Experiment 2: Multi-Layer Perceptron (MLP) for XOR

Objective

To implement a multi-layer perceptron (MLP) using NumPy and train it to correctly classify the XOR function.

Description of the Model

Single-layer perceptrons cannot learn XOR due to non-linearity.
The MLP introduces a hidden layer with sigmoid activation, allowing non-linearity.
Uses backpropagation to adjust weights efficiently.

In [105]:
import numpy as np

In [106]:
class MLP_XOR:
    def __init__(self, input_size=2, hidden_size=2, lr=0.1, epochs=10):
        self.lr = lr  # Learning rate
        self.epochs = epochs  # Number of training iterations

        # Initialize weights and biases
        self.W1 = np.random.uniform(-1, 1, (hidden_size, input_size))
        self.b1 = np.random.uniform(-1, 1, hidden_size)
        self.W2 = np.random.uniform(-1, 1, (1, hidden_size))
        self.b2 = np.random.uniform(-1, 1, 1)

    def step_function(self, x):
        return np.where(x >= 0, 1, 0)  # Step function: 1 if x >= 0, else 0

    def forward(self, x):
        # Hidden Layer
        hidden_input = np.dot(self.W1, x) + self.b1
        hidden_output = self.step_function(hidden_input)  # Apply step function
        
        # Output Layer
        output_input = np.dot(self.W2, hidden_output) + self.b2
        output = self.step_function(output_input)  # Apply step function
        
        return hidden_output, output

    def train(self, X, y):
        for epoch in range(self.epochs):
            total_error = 0
            for i in range(len(X)):
                x_sample = X[i]
                target = y[i]

                # Forward pass
                hidden_output, output = self.forward(x_sample)
                
                # Compute error at output layer
                output_error = target - output
                total_error += abs(output_error)

                # Update weights for output layer
                if output_error != 0:
                    self.W2 += self.lr * output_error * hidden_output.reshape(1, -1)
                    self.b2 += self.lr * output_error

                    # Compute error for hidden layer
                    hidden_errors = self.W2.flatten() * output_error

                    # Update hidden layer weights
                    for j in range(len(hidden_output)):
                        if hidden_errors[j] != 0:
                            self.W1[j] += self.lr * hidden_errors[j] * x_sample
                            self.b1[j] += self.lr * hidden_errors[j]

            # Stop early if XOR is learned
            if total_error == 0:
                print(f"Training complete at epoch {epoch}")
                break

    def predict(self, x):
        _, output = self.forward(x)
        return int(output)  

    def evaluate(self, X, y):
        correct = sum(self.predict(X[i]) == y[i] for i in range(len(X)))
        accuracy = correct / len(y)
        print(f"Accuracy: {accuracy * 100:.2f}%")


Overview
This model is a simple Multi-Layer Perceptron (MLP) implemented using NumPy to classify the XOR logic gate.

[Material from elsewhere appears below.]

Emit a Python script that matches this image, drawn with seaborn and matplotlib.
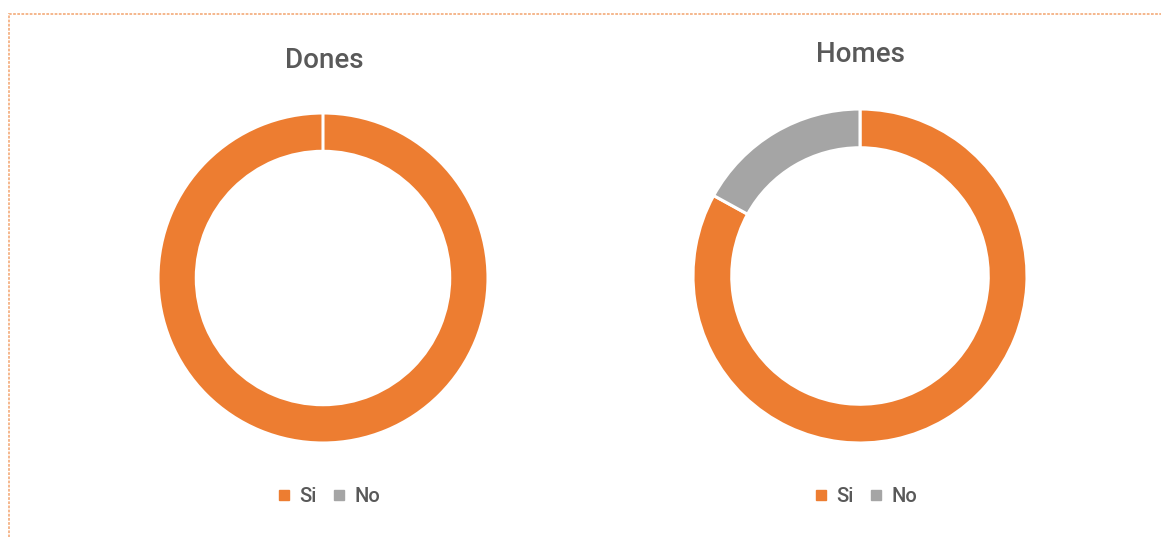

Unlike a single-layer perceptron, which fails to classify XOR due to its non-linearly separable nature, this MLP introduces a hidden layer to capture the complex decision boundary.

Architecture
The MLP consists of:
Input Layer (2 neurons) – Represents the two binary inputs of the XOR gate.
Hidden Layer (2 neurons) – Extracts patterns in the input data.
Output Layer (1 neuron) – Produces the final binary output (0 or 1).

In [107]:
# XOR truth table
XOR_X = np.array([[0, 0], [0, 1], [1, 0], [1, 1]])
XOR_y = np.array([0, 1, 1, 0])

In [108]:
# Train and evaluate the MLP
print("Training MLP for XOR Gate:")
mlp = MLP_XOR()
mlp.train(XOR_X, XOR_y)
mlp.evaluate(XOR_X, XOR_y)

Training MLP for XOR Gate:
Training complete at epoch 2
Accuracy: 100.00%


  return int(output)


Description of Code

Class MLP → Implements a two-layer neural network.
__init__() → Initializes weights for input-hidden and hidden-output layers.
sigmoid() & sigmoid_derivative() → Activation function and its derivative for backpropagation.
forward(X) → Computes activations through layers.
backward(X, y) → Updates weights using error gradients.
train(X, y) → Performs forward + backward propagation.
predict(X) → Outputs rounded values (0 or 1).

Conclusion

Perceptron (Single Layer) → Works for NAND, fails for XOR.
MLP (Multi-Layer) → Works for XOR by introducing non-linearity.